Marketing and pricing of resources

At the time of independence, the marketing and pricing centers of the minerals and resources such as tobacco, cotton, coffee, sugar, and other commodities, were located and controlled by the masters in their capitals.

To sell its minerals and other resources, not only does Africa send these resources to the established markets but they have no say in how much their goods and resources would sell for on the London Metal Exchange and other marketing centers.

Meanwhile, the scourge of poverty has become like a curse engulfing the whole continent in alarming proportions and dimensions, causing chaos and confusion to reign supreme.

Despite what I have said above, we should find out what our leaders are doing about this. Before that, we should ask and try to answer these questions:

1.    Why has poverty risen to such alarming levels?
2.    Do we have poor leadership?
3.    Are the people of Africa not resourceful?

Many more questions can be asked. Our answers to these questions are yes and no.
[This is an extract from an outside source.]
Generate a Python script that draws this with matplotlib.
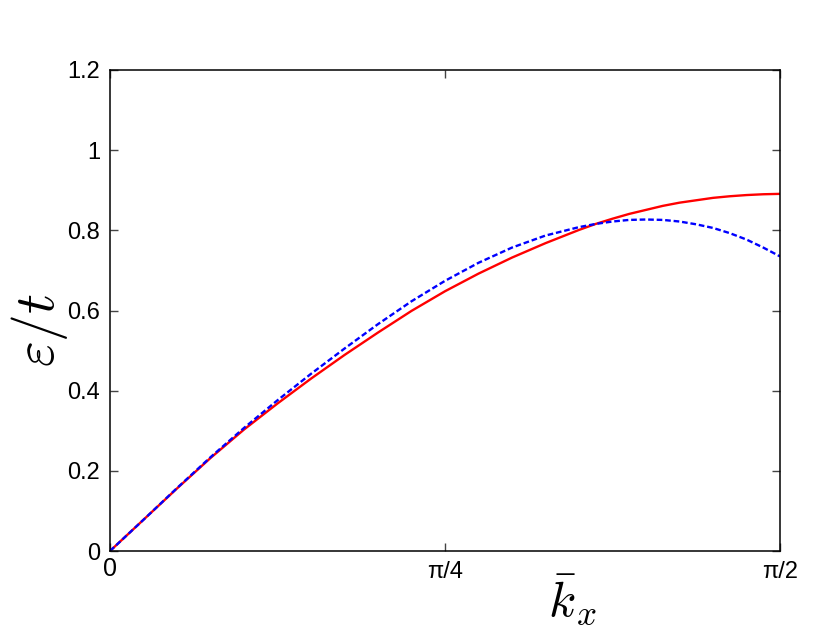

Regarding leadership, whereas we acknowledge the fact that our leaders have been unprepared for leadership, the time has come for us to look at their performance and ask them to account for some of their failures. We must demand a better deal from the leadership if we are to attend to the poverty levels of our people.

Some of our leaders have shown the following failures:

  • Some of our leaders have allowed manipulation, corruption, tribalism, and nepotism to accompany their leadership.
  • Some of them have even stolen public funds to place in overseas banks and/or build mansions overseas at the expense of the people they lead.
  • Some leaders are still exploiting tribal or regional politics. Some political parties are formed on tribal or regional lines as opposed to ideological lines. Leadership is being built around individuals.

A new leadership must emerge to protect Africa from further devastation of our people’s resources.